= Your objective =
Set the lines down again exactly, first line through the line that contains "(24,962) -- cycle;", with no pictures.
··········
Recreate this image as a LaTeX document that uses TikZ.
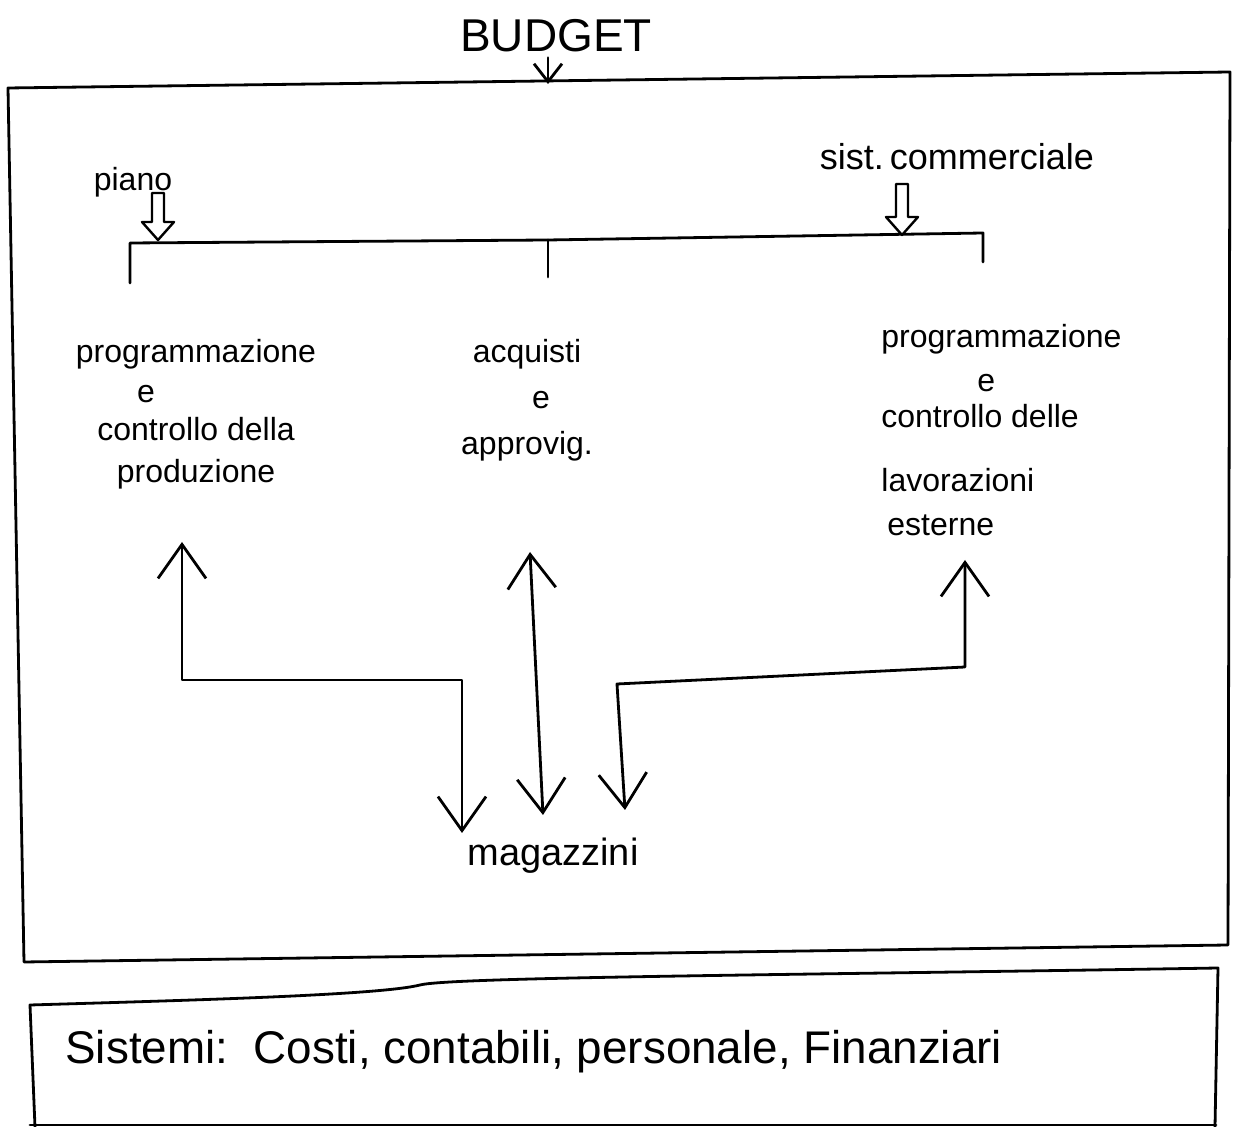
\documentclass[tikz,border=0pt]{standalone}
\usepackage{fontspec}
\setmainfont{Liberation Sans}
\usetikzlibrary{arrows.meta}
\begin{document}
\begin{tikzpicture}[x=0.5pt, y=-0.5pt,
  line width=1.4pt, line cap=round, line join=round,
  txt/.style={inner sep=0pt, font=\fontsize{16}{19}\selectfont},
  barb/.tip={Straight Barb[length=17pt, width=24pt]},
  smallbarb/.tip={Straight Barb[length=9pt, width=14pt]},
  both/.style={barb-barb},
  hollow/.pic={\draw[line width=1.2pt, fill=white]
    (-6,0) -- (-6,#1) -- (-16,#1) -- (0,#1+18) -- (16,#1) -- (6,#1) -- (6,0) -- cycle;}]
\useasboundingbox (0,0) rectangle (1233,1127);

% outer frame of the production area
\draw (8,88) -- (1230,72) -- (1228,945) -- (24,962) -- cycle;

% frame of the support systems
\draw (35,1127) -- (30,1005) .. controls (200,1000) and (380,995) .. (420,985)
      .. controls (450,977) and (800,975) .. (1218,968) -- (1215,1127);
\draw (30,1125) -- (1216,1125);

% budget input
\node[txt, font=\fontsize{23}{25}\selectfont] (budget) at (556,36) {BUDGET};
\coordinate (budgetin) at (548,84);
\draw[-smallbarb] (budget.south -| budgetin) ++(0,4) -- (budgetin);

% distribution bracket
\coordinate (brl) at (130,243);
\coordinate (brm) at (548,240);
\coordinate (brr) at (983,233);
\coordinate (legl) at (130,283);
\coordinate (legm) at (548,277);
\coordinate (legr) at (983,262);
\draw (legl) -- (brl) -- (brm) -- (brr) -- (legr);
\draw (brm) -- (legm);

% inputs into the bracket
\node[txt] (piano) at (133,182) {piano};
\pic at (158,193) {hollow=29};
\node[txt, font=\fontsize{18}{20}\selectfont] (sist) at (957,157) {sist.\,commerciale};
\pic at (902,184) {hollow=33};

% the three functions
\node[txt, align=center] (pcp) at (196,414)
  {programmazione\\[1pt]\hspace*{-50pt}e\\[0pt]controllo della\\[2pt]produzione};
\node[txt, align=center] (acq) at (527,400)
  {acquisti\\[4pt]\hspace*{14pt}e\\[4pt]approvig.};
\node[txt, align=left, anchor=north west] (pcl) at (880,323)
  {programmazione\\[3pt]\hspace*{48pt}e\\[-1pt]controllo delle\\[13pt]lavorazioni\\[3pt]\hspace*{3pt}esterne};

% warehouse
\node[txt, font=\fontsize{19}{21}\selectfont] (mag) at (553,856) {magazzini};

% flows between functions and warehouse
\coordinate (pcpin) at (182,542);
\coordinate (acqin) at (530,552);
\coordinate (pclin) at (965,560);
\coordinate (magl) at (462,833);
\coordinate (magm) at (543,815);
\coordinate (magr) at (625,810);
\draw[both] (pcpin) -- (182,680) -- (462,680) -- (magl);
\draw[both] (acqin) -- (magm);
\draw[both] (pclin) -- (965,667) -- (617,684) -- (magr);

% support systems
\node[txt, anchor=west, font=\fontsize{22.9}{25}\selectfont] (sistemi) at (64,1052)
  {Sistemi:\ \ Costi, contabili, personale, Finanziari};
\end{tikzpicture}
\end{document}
··········
= Output below =
Recreate this image as a LaTeX document that uses TikZ.
\documentclass[tikz,border=0pt]{standalone}
\usepackage{fontspec}
\setmainfont{Liberation Sans}
\usetikzlibrary{arrows.meta}
\begin{document}
\begin{tikzpicture}[x=0.5pt, y=-0.5pt,
  line width=1.4pt, line cap=round, line join=round,
  txt/.style={inner sep=0pt, font=\fontsize{16}{19}\selectfont},
  barb/.tip={Straight Barb[length=17pt, width=24pt]},
  smallbarb/.tip={Straight Barb[length=9pt, width=14pt]},
  both/.style={barb-barb},
  hollow/.pic={\draw[line width=1.2pt, fill=white]
    (-6,0) -- (-6,#1) -- (-16,#1) -- (0,#1+18) -- (16,#1) -- (6,#1) -- (6,0) -- cycle;}]
\useasboundingbox (0,0) rectangle (1233,1127);

% outer frame of the production area
\draw (8,88) -- (1230,72) -- (1228,945) -- (24,962) -- cycle;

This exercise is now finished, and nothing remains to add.